Reply:  "I'm gonna stop ya right there."

"I don't make the rules.  I just exhort them."

"I didn't realize my wife had that kind of power.  Just a second while I see if she'll authorize me to come over there and kick your ass."

"Security's too tight, dude.  You can't just walk around carrying a bucket of fuel."

"Nope.  Stickin with butt crust."

"I felt a breeze and maybe some toe hair."

"I'll whip this thing around and pee on you.  Don't think I won't."

"Even I realize that's wrong and I have an extremely low standard of socially acceptable behavior."

"Start calling me Big Country...especially out in public."

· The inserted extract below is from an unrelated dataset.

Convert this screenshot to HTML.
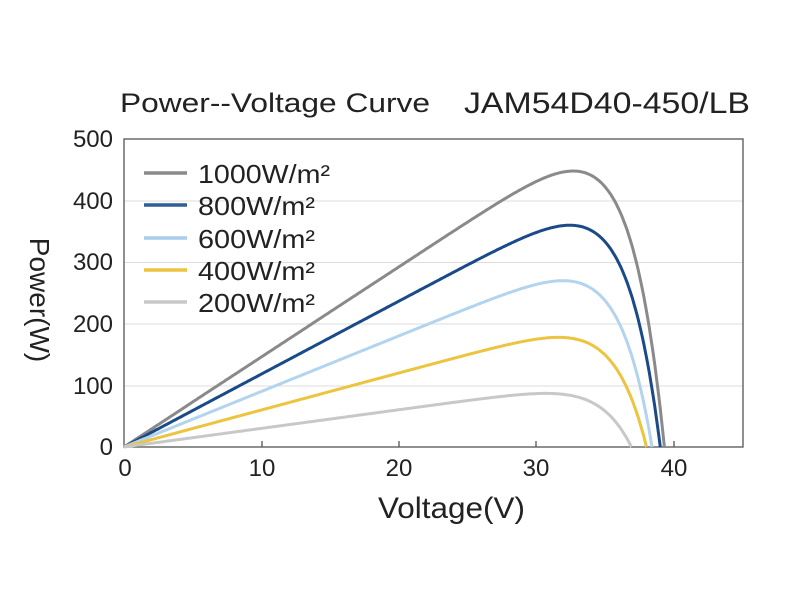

"It looks like I've got a hickey."
Reply:  "Considering what you're wearing, no one would be surprised."

"I'm sorry, as funny as it may be, I draw the line at blogging about the dead guy."

That last quote was obviously said by me.  I threw that one in to prove that I do have a line I won't cross.  Considering my farting dogs, inserted yogurt, accidental jello-induced inebriation and vibrating underwear, I know some of you had your doubts.